> Written problem
Produce an exact copy of all the data below, dropping every image.

==*==

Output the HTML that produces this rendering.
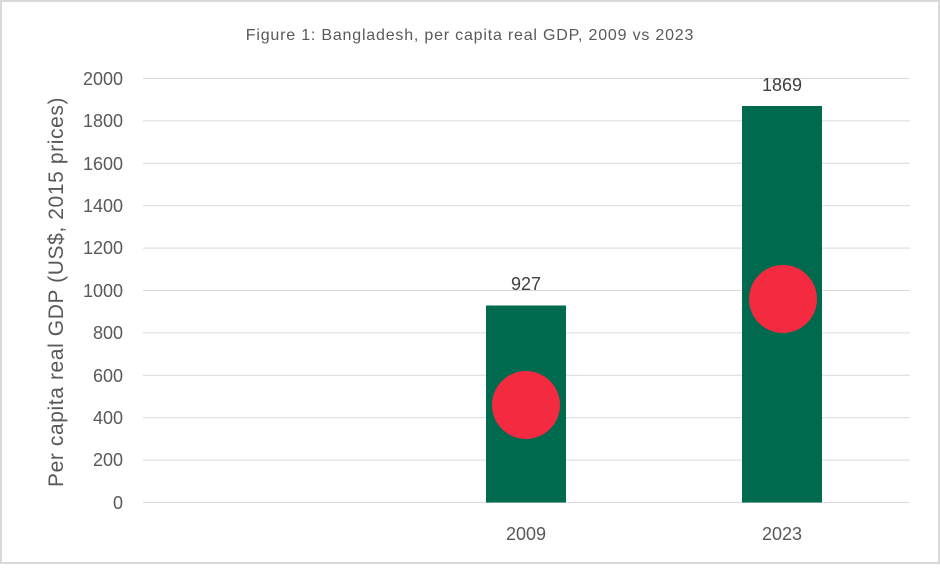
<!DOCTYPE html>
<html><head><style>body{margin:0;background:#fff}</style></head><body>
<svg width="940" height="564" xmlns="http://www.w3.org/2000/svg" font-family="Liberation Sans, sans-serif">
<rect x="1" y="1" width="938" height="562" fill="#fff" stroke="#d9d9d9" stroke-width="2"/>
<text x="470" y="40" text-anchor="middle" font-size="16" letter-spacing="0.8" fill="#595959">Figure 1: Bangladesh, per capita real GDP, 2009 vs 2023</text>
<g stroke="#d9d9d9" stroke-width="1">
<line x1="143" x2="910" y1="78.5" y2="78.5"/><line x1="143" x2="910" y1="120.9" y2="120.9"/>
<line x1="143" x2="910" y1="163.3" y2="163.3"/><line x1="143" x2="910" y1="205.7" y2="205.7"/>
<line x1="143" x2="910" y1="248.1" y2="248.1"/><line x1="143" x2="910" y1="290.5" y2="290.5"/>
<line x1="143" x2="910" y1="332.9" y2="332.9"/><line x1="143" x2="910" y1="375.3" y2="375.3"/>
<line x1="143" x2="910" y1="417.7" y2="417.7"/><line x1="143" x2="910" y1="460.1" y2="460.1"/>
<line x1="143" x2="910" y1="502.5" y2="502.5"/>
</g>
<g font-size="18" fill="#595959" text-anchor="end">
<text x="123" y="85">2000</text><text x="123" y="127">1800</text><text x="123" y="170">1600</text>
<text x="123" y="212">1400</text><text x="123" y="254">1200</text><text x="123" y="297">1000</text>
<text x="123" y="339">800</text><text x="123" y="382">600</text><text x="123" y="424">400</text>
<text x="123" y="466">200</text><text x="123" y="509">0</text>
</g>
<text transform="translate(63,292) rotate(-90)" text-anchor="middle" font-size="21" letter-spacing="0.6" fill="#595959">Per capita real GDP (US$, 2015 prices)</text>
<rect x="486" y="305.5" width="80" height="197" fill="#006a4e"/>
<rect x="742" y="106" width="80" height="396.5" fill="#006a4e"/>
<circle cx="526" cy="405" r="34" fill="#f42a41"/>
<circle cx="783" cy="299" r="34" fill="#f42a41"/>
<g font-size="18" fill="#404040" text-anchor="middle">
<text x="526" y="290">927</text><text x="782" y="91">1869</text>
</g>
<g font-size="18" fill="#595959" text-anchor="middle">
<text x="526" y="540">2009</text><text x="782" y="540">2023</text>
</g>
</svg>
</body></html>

==*==

> Response to this task
Output the HTML that produces this rendering.
<!DOCTYPE html>
<html><head><style>body{margin:0;background:#fff}</style></head><body>
<svg width="940" height="564" xmlns="http://www.w3.org/2000/svg" font-family="Liberation Sans, sans-serif">
<rect x="1" y="1" width="938" height="562" fill="#fff" stroke="#d9d9d9" stroke-width="2"/>
<text x="470" y="40" text-anchor="middle" font-size="16" letter-spacing="0.8" fill="#595959">Figure 1: Bangladesh, per capita real GDP, 2009 vs 2023</text>
<g stroke="#d9d9d9" stroke-width="1">
<line x1="143" x2="910" y1="78.5" y2="78.5"/><line x1="143" x2="910" y1="120.9" y2="120.9"/>
<line x1="143" x2="910" y1="163.3" y2="163.3"/><line x1="143" x2="910" y1="205.7" y2="205.7"/>
<line x1="143" x2="910" y1="248.1" y2="248.1"/><line x1="143" x2="910" y1="290.5" y2="290.5"/>
<line x1="143" x2="910" y1="332.9" y2="332.9"/><line x1="143" x2="910" y1="375.3" y2="375.3"/>
<line x1="143" x2="910" y1="417.7" y2="417.7"/><line x1="143" x2="910" y1="460.1" y2="460.1"/>
<line x1="143" x2="910" y1="502.5" y2="502.5"/>
</g>
<g font-size="18" fill="#595959" text-anchor="end">
<text x="123" y="85">2000</text><text x="123" y="127">1800</text><text x="123" y="170">1600</text>
<text x="123" y="212">1400</text><text x="123" y="254">1200</text><text x="123" y="297">1000</text>
<text x="123" y="339">800</text><text x="123" y="382">600</text><text x="123" y="424">400</text>
<text x="123" y="466">200</text><text x="123" y="509">0</text>
</g>
<text transform="translate(63,292) rotate(-90)" text-anchor="middle" font-size="21" letter-spacing="0.6" fill="#595959">Per capita real GDP (US$, 2015 prices)</text>
<rect x="486" y="305.5" width="80" height="197" fill="#006a4e"/>
<rect x="742" y="106" width="80" height="396.5" fill="#006a4e"/>
<circle cx="526" cy="405" r="34" fill="#f42a41"/>
<circle cx="783" cy="299" r="34" fill="#f42a41"/>
<g font-size="18" fill="#404040" text-anchor="middle">
<text x="526" y="290">927</text><text x="782" y="91">1869</text>
</g>
<g font-size="18" fill="#595959" text-anchor="middle">
<text x="526" y="540">2009</text><text x="782" y="540">2023</text>
</g>
</svg>
</body></html>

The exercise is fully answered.